» Data segment:

□ □ □ □ □ □ □

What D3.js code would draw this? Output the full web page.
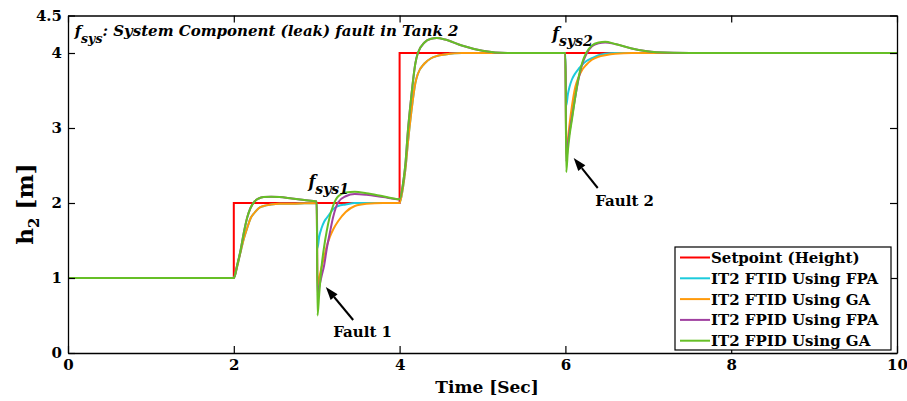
<!DOCTYPE html>
<html>
<head>
<meta charset="utf-8">
<script src="https://cdn.jsdelivr.net/npm/d3@7"></script>
<style>
  body { margin: 0; background: #fff; }
  svg { display: block; font-family: "DejaVu Serif", serif; font-weight: bold; }
</style>
</head>
<body>
<div id="chart"></div>
<script>
// time grid (sec) shared by the four controller responses
const timeSec = [
  0, 2, 2.04, 2.08, 2.12, 2.16, 2.2, 2.25, 2.3, 2.36, 2.45, 2.55, 2.7, 2.85, 3.0,
  3.01, 3.03, 3.06, 3.09, 3.12, 3.16, 3.2, 3.26, 3.35, 3.46, 3.6, 3.8, 4.0,
  4.04, 4.07, 4.1, 4.14, 4.19, 4.22, 4.3, 4.38, 4.45, 4.55, 4.75, 5.0, 5.3, 6.0,
  6.01, 6.03, 6.05, 6.08, 6.12, 6.16, 6.2, 6.25, 6.32, 6.4, 6.48, 6.6, 6.8, 7.1, 7.5, 10
];

const setpointTime = [0, 2, 2, 4, 4, 10];
const setpointHeight = [1, 1, 2, 2, 4, 4];

const ftidFpa = [
  1, 1, 1.15, 1.34, 1.52, 1.66, 1.79, 1.87, 1.93, 1.96, 1.98, 1.99, 1.99, 1.995, 2.0,
  1.4, 1.55, 1.67, 1.75, 1.8, 1.86, 1.92, 1.96, 1.98, 2.0, 2.0, 2.0, 2.0,
  2.2, 2.45, 2.8, 3.2, 3.6, 3.72, 3.86, 3.93, 3.96, 3.98, 4.0, 4.0, 4.0, 4.0,
  3.3, 3.45, 3.55, 3.65, 3.73, 3.79, 3.84, 3.89, 3.93, 3.97, 3.99, 4.0, 4.0, 4.0, 4.0, 4.0
];

const ftidGa = [
  1, 1, 1.15, 1.34, 1.52, 1.66, 1.79, 1.87, 1.93, 1.96, 1.98, 1.99, 1.99, 1.995, 2.0,
  0.9, 1.0, 1.15, 1.28, 1.42, 1.55, 1.65, 1.76, 1.88, 1.96, 1.99, 2.0, 2.0,
  2.2, 2.45, 2.8, 3.2, 3.6, 3.72, 3.86, 3.93, 3.96, 3.98, 4.0, 4.0, 4.0, 4.0,
  2.65, 2.85, 3.05, 3.3, 3.55, 3.68, 3.77, 3.84, 3.91, 3.95, 3.97, 3.99, 4.0, 4.0, 4.0, 4.0
];

const fpidFpa = [
  1, 1, 1.17, 1.36, 1.6, 1.8, 1.93, 2.02, 2.06, 2.08, 2.085, 2.08, 2.06, 2.04, 2.02,
  0.77, 0.88, 1.03, 1.17, 1.38, 1.61, 1.82, 2.01, 2.09, 2.12, 2.11, 2.08, 2.05,
  2.25, 2.52, 2.96, 3.41, 3.86, 4.0, 4.14, 4.19, 4.2, 4.18, 4.1, 4.03, 4.0, 4.0,
  2.55, 2.78, 2.95, 3.15, 3.42, 3.66, 3.84, 3.98, 4.09, 4.13, 4.14, 4.12, 4.06, 4.01, 4.0, 4.0
];

const fpidGa = [
  1, 1, 1.17, 1.36, 1.6, 1.8, 1.93, 2.02, 2.06, 2.08, 2.085, 2.08, 2.06, 2.04, 2.02,
  0.5, 0.78, 1.17, 1.42, 1.62, 1.83, 1.97, 2.09, 2.14, 2.15, 2.13, 2.09, 2.05,
  2.25, 2.52, 2.96, 3.41, 3.86, 4.0, 4.14, 4.19, 4.2, 4.18, 4.1, 4.03, 4.0, 4.0,
  2.41, 2.7, 2.9, 3.12, 3.42, 3.68, 3.86, 4.0, 4.1, 4.14, 4.15, 4.12, 4.06, 4.01, 4.0, 4.0
];

const seriesNames = ["Setpoint (Height)", "IT2 FTID Using FPA", "IT2 FTID Using GA",
  "IT2 FPID Using FPA", "IT2 FPID Using GA"];
const seriesColors = ["#ff0000", "#1ccbdc", "#ff9a0a", "#a040a0", "#66bf26"];

const xTicks = [0, 2, 4, 6, 8, 10];
const yTicks = [0, 1, 2, 3, 4, 4.5];

// layout
const W = 907, H = 401;
const margin = { top: 15.5, right: 10, bottom: 48, left: 68 };

const svg = d3.select("#chart").append("svg")
  .attr("width", W)
  .attr("height", H);

const x = d3.scaleLinear().domain([0, 10]).range([margin.left, W - margin.right]);
const y = d3.scaleLinear().domain([0, 4.5]).range([H - margin.bottom, margin.top]);

// series lines
const stepLine = d3.line()
  .x(d => x(d[0]))
  .y(d => y(d[1]));

const smoothLine = d3.line()
  .x(d => x(d[0]))
  .y(d => y(d[1]))
  .curve(d3.curveMonotoneX);

const responses = [ftidFpa, ftidGa, fpidFpa, fpidGa];

svg.append("path")
  .datum(setpointTime.map((t, i) => [t, setpointHeight[i]]))
  .attr("fill", "none")
  .attr("stroke", seriesColors[0])
  .attr("stroke-width", 2)
  .attr("d", stepLine);

responses.forEach(function (vals, k) {
  svg.append("path")
    .datum(timeSec.map((t, i) => [t, vals[i]]))
    .attr("fill", "none")
    .attr("stroke", seriesColors[k + 1])
    .attr("stroke-width", 2)
    .attr("d", smoothLine);
});

// axes, ticks inside on all four sides
function styleAxis(g) {
  g.attr("font-family", null).attr("font-size", null);
  g.select(".domain").attr("stroke", "#000").attr("stroke-width", 1.3);
  g.selectAll(".tick line").attr("stroke", "#000").attr("stroke-width", 1.2);
  g.selectAll(".tick text").attr("fill", "#000").style("font-size", "15px");
}

const fmt = d => String(d);

svg.append("g")
  .attr("transform", `translate(0,${y(0)})`)
  .call(d3.axisBottom(x).tickValues(xTicks).tickFormat(fmt).tickSize(-7).tickSizeOuter(0).tickPadding(6))
  .call(styleAxis);

svg.append("g")
  .attr("transform", `translate(0,${y(4.5)})`)
  .call(d3.axisTop(x).tickValues(xTicks).tickSize(-7).tickSizeOuter(0).tickFormat(""))
  .call(styleAxis);

svg.append("g")
  .attr("transform", `translate(${x(0)},0)`)
  .call(d3.axisLeft(y).tickValues(yTicks).tickFormat(fmt).tickSize(-7).tickSizeOuter(0).tickPadding(6))
  .call(styleAxis);

svg.append("g")
  .attr("transform", `translate(${x(10)},0)`)
  .call(d3.axisRight(y).tickValues(yTicks).tickSize(-7).tickSizeOuter(0).tickFormat(""))
  .call(styleAxis);

// axis titles
svg.append("text")
  .attr("x", 487)
  .attr("y", 393)
  .attr("text-anchor", "middle")
  .style("font-size", "17px")
  .text("Time [Sec]");

const yTitle = svg.append("text")
  .attr("transform", "translate(33,204) rotate(-90)")
  .attr("text-anchor", "middle")
  .style("font-size", "23px");
yTitle.append("tspan").text("h");
yTitle.append("tspan").attr("dy", 6).style("font-size", "15px").text("2");
yTitle.append("tspan").attr("dy", -6).text(" [m]");

// title and fault labels with subscripts
function subLabel(t, v, main, sub, rest, size, subSize) {
  const txt = svg.append("text")
    .attr("x", x(t))
    .attr("y", y(v))
    .style("font-style", "italic")
    .style("font-size", size + "px");
  txt.append("tspan").text(main);
  txt.append("tspan").attr("dy", 7).style("font-size", subSize + "px").text(sub);
  if (rest) txt.append("tspan").attr("dy", -7).text(rest);
}

subLabel(0.08, 4.23, "f", "sys", ": System Component (leak) fault in Tank 2", 15, 12.5);
subLabel(2.9, 2.21, "f", "sys1", null, 16, 14);
subLabel(5.84, 4.19, "f", "sys2", null, 16, 14);

// fault arrows
function arrow(t0, v0, t1, v1) {
  const x0 = x(t0), y0 = y(v0), x1 = x(t1), y1 = y(v1);
  const a = Math.atan2(y1 - y0, x1 - x0);
  const len = 13, half = 4.5;
  const bx = x1 - len * Math.cos(a), by = y1 - len * Math.sin(a);
  svg.append("line")
    .attr("x1", x0).attr("y1", y0).attr("x2", bx).attr("y2", by)
    .attr("stroke", "#000").attr("stroke-width", 2);
  svg.append("path")
    .attr("d", d3.line()([
      [x1, y1],
      [bx + half * Math.sin(a), by - half * Math.cos(a)],
      [bx - half * Math.sin(a), by + half * Math.cos(a)]
    ]) + "Z")
    .attr("fill", "#000");
}

arrow(3.44, 0.44, 3.11, 0.88);
arrow(6.39, 2.2, 6.1, 2.6);

svg.append("text").attr("x", x(3.2)).attr("y", y(0.21))
  .style("font-size", "15px").text("Fault 1");
svg.append("text").attr("x", x(6.36)).attr("y", y(1.96))
  .style("font-size", "15px").text("Fault 2");

// legend
const legend = svg.append("g").attr("transform", "translate(675,247)");
legend.append("rect")
  .attr("width", 216).attr("height", 103)
  .attr("fill", "#fff").attr("stroke", "#000").attr("stroke-width", 1.2);

seriesNames.forEach(function (name, i) {
  const row = legend.append("g").attr("transform", `translate(0,${10.5 + i * 20.8})`);
  row.append("line")
    .attr("x1", 5).attr("x2", 35)
    .attr("stroke", seriesColors[i]).attr("stroke-width", 2);
  row.append("text")
    .attr("x", 36).attr("dy", "0.36em")
    .style("font-size", "15px")
    .text(name);
});
</script>
</body>
</html>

□ □ □ □ □ □ □

Write out again exactly the lines from the start of the data above through the line containing "const setpointHeight = [1, 1, 2, 2, 4, 4];", inclusive, excluding any pictures.

» Response to this exercise:
What D3.js code would draw this? Output the full web page.
<!DOCTYPE html>
<html>
<head>
<meta charset="utf-8">
<script src="https://cdn.jsdelivr.net/npm/d3@7"></script>
<style>
  body { margin: 0; background: #fff; }
  svg { display: block; font-family: "DejaVu Serif", serif; font-weight: bold; }
</style>
</head>
<body>
<div id="chart"></div>
<script>
// time grid (sec) shared by the four controller responses
const timeSec = [
  0, 2, 2.04, 2.08, 2.12, 2.16, 2.2, 2.25, 2.3, 2.36, 2.45, 2.55, 2.7, 2.85, 3.0,
  3.01, 3.03, 3.06, 3.09, 3.12, 3.16, 3.2, 3.26, 3.35, 3.46, 3.6, 3.8, 4.0,
  4.04, 4.07, 4.1, 4.14, 4.19, 4.22, 4.3, 4.38, 4.45, 4.55, 4.75, 5.0, 5.3, 6.0,
  6.01, 6.03, 6.05, 6.08, 6.12, 6.16, 6.2, 6.25, 6.32, 6.4, 6.48, 6.6, 6.8, 7.1, 7.5, 10
];

const setpointTime = [0, 2, 2, 4, 4, 10];
const setpointHeight = [1, 1, 2, 2, 4, 4];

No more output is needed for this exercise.